Set exercise >> Your task is to retype the lines from the opening of the material through the line that includes "const rightName = '去除率/%';". Do not copy the pictures.

Recorded data >>
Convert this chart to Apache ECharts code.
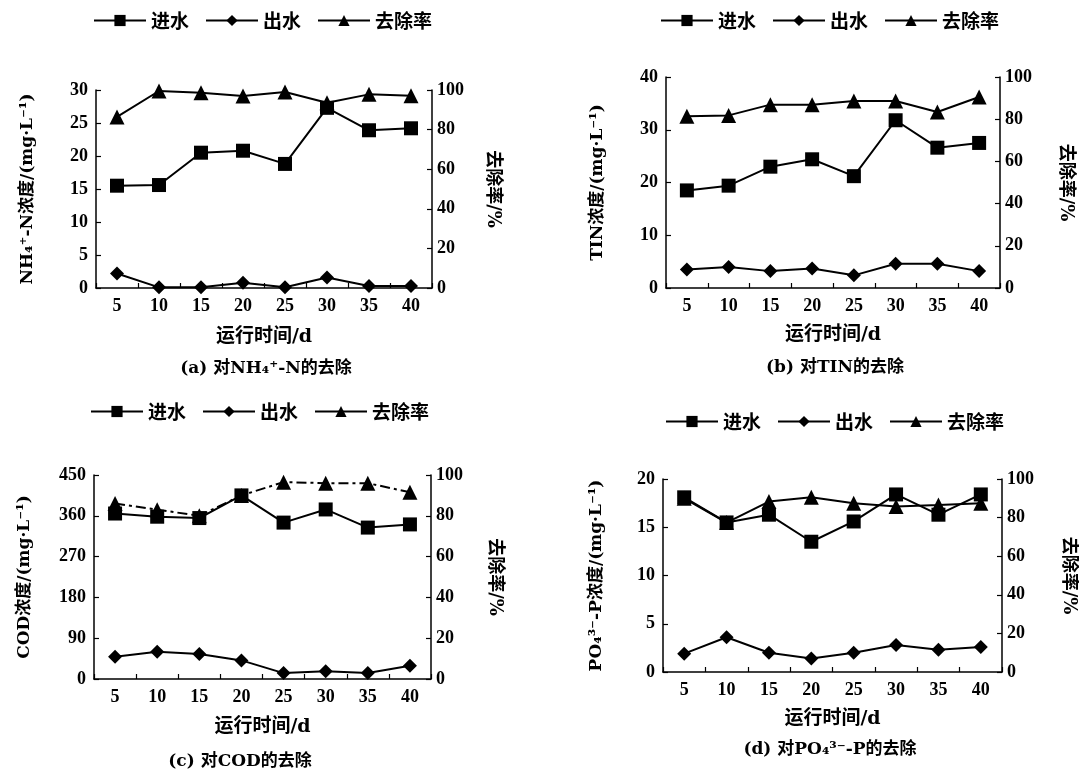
<!DOCTYPE html>
<html><head><meta charset="utf-8">
<script src="https://cdn.jsdelivr.net/npm/echarts@6/dist/echarts.min.js"></script>
<style>html,body{margin:0;padding:0;background:#fff}#c{width:1079px;height:775px}</style>
</head><body><div id="c"></div>
<script>
const days = ['5','10','15','20','25','30','35','40'];
const seriesNames = ['进水','出水','去除率'];
const aInflow  = [15.5,15.6,20.5,20.8,18.8,27.3,23.9,24.2];
const aOutflow = [2.2,0.1,0.1,0.8,0.1,1.6,0.3,0.3];
const aRemoval = [86.4,99.5,98.6,97,99,93.6,97.8,97.1];
const bInflow  = [18.5,19.4,23.0,24.4,21.2,31.8,26.6,27.5];
const bOutflow = [3.5,4.0,3.2,3.7,2.4,4.6,4.6,3.2];
const bRemoval = [81.4,81.8,86.9,86.9,88.6,88.6,83.4,90.5];
const cInflow  = [365,358,355,405,345,374,334,341];
const cOutflow = [49,60,55,41,13,17,13,29];
const cRemoval = [86,83,80,90,96.5,96,96,91.5];
const dInflow  = [18.1,15.5,16.3,13.5,15.6,18.4,16.3,18.4];
const dOutflow = [1.9,3.6,2.0,1.4,2.0,2.8,2.3,2.6];
const dRemoval = [90,77.4,88.3,90.5,87.4,85.7,86.5,87.4];
const leftNames = ['NH₄⁺-N浓度/(mg·L⁻¹)','TIN浓度/(mg·L⁻¹)','COD浓度/(mg·L⁻¹)','PO₄³⁻-P浓度/(mg·L⁻¹)'];
const leftMax = [30,40,450,20];
const leftInterval = [5,10,90,5];
const captions = ['(a) 对NH₄⁺-N的去除','(b) 对TIN的去除','(c) 对COD的去除','(d) 对PO₄³⁻-P的去除'];
const xName = '运行时间/d';
const rightName = '去除率/%';

const NUMFONT = '"Liberation Serif","Noto Sans CJK SC",serif';
const NAMEFONT = '"DejaVu Serif","Noto Sans CJK SC",serif';
const CJKFONT = '"Noto Sans CJK SC",sans-serif';
const grids = [
  {left:96, top:90, width:336, height:198},
  {left:666, top:77, width:334, height:211},
  {left:94, top:475, width:337, height:204},
  {left:663, top:479, width:340, height:193}
];
const leftGap = [60,60,61,58];
const rightGap = [52,57,55,58];
const xGap = [40,38,39,38];
const legendPos = [{x:93,y:11},{x:660,y:11},{x:90,y:402},{x:665,y:412}];
const captionPos = [{x:266,y:369},{x:835,y:368},{x:240,y:762},{x:830,y:750}];
const data = [
  [aInflow,aOutflow,aRemoval],
  [bInflow,bOutflow,bRemoval],
  [cInflow,cOutflow,cRemoval],
  [dInflow,dOutflow,dRemoval]
];
const axisLine = {show:true, lineStyle:{color:'#000', width:1.5}};
const labelStyle = {color:'#000', fontFamily:NUMFONT, fontWeight:'bold', fontSize:18};
const nameStyle = {color:'#000', fontFamily:NAMEFONT, fontWeight:'bold', fontSize:17};
const xNameStyle = {color:'#000', fontFamily:NAMEFONT, fontWeight:'bold', fontSize:19};
const rNameStyle = {color:'#000', fontFamily:NAMEFONT, fontWeight:'bold', fontSize:18};
const tick = {show:true, inside:true, length:5, lineStyle:{color:'#000', width:1.2}};

const xAxis = [], yAxis = [], series = [], legend = [], graphic = [];
grids.forEach((g,i)=>{
  xAxis.push({type:'category', gridIndex:i, data:days, boundaryGap:true,
    axisLine, axisTick:tick,
    axisLabel:{...labelStyle, margin:9}, name:xName, nameLocation:'middle', nameGap:xGap[i],
    nameTextStyle:xNameStyle, splitLine:{show:false}});
  yAxis.push({type:'value', gridIndex:i, min:0, max:leftMax[i], interval:leftInterval[i],
    axisLine, axisTick:tick,
    axisLabel:{...labelStyle, margin:8}, splitLine:{show:false},
    name:leftNames[i], nameLocation:'middle', nameGap:leftGap[i], nameTextStyle:nameStyle});
  yAxis.push({type:'value', gridIndex:i, position:'right', min:0, max:100, interval:20,
    axisLine, axisTick:tick,
    axisLabel:{...labelStyle, margin:5}, splitLine:{show:false},
    name:rightName, nameLocation:'middle', nameRotate:-90, nameGap:rightGap[i], nameTextStyle:rNameStyle});
  const [inf,out,rem] = data[i];
  series.push({name:seriesNames[0], type:'line', xAxisIndex:i, yAxisIndex:2*i, data:inf,
    symbol:'rect', symbolSize:14, itemStyle:{color:'#000'}, lineStyle:{color:'#000', width:2}, z:3});
  series.push({name:seriesNames[1], type:'line', xAxisIndex:i, yAxisIndex:2*i, data:out,
    symbol:'diamond', symbolSize:14, itemStyle:{color:'#000'}, lineStyle:{color:'#000', width:2}, z:3});
  series.push({name:seriesNames[2], type:'line', xAxisIndex:i, yAxisIndex:2*i+1, data:rem,
    symbol:'triangle', symbolSize:15, itemStyle:{color:'#000'},
    lineStyle:{color:'#000', width:2, type: i===2 ? [10,4,3,4] : 'solid'}, z:3});
  legend.push({data:seriesNames, left:legendPos[i].x, top:legendPos[i].y, width:420,
    orient:'horizontal', itemWidth:52, itemHeight:14, itemGap:16, selectedMode:false, padding:0,
    textStyle:{color:'#000', fontFamily:CJKFONT, fontWeight:'bold', fontSize:19}});
  graphic.push({type:'text', x:captionPos[i].x, y:captionPos[i].y,
    style:{text:captions[i], align:'center', verticalAlign:'middle', fill:'#000',
      font:'bold 17px '+NAMEFONT}});
});

const chart = echarts.init(document.getElementById('c'));
chart.setOption({
  animation:false, backgroundColor:'#fff',
  grid:grids, xAxis, yAxis, series, legend, graphic
});
</script>
</body></html>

Complete response >>
Convert this chart to Apache ECharts code.
<!DOCTYPE html>
<html><head><meta charset="utf-8">
<script src="https://cdn.jsdelivr.net/npm/echarts@6/dist/echarts.min.js"></script>
<style>html,body{margin:0;padding:0;background:#fff}#c{width:1079px;height:775px}</style>
</head><body><div id="c"></div>
<script>
const days = ['5','10','15','20','25','30','35','40'];
const seriesNames = ['进水','出水','去除率'];
const aInflow  = [15.5,15.6,20.5,20.8,18.8,27.3,23.9,24.2];
const aOutflow = [2.2,0.1,0.1,0.8,0.1,1.6,0.3,0.3];
const aRemoval = [86.4,99.5,98.6,97,99,93.6,97.8,97.1];
const bInflow  = [18.5,19.4,23.0,24.4,21.2,31.8,26.6,27.5];
const bOutflow = [3.5,4.0,3.2,3.7,2.4,4.6,4.6,3.2];
const bRemoval = [81.4,81.8,86.9,86.9,88.6,88.6,83.4,90.5];
const cInflow  = [365,358,355,405,345,374,334,341];
const cOutflow = [49,60,55,41,13,17,13,29];
const cRemoval = [86,83,80,90,96.5,96,96,91.5];
const dInflow  = [18.1,15.5,16.3,13.5,15.6,18.4,16.3,18.4];
const dOutflow = [1.9,3.6,2.0,1.4,2.0,2.8,2.3,2.6];
const dRemoval = [90,77.4,88.3,90.5,87.4,85.7,86.5,87.4];
const leftNames = ['NH₄⁺-N浓度/(mg·L⁻¹)','TIN浓度/(mg·L⁻¹)','COD浓度/(mg·L⁻¹)','PO₄³⁻-P浓度/(mg·L⁻¹)'];
const leftMax = [30,40,450,20];
const leftInterval = [5,10,90,5];
const captions = ['(a) 对NH₄⁺-N的去除','(b) 对TIN的去除','(c) 对COD的去除','(d) 对PO₄³⁻-P的去除'];
const xName = '运行时间/d';
const rightName = '去除率/%';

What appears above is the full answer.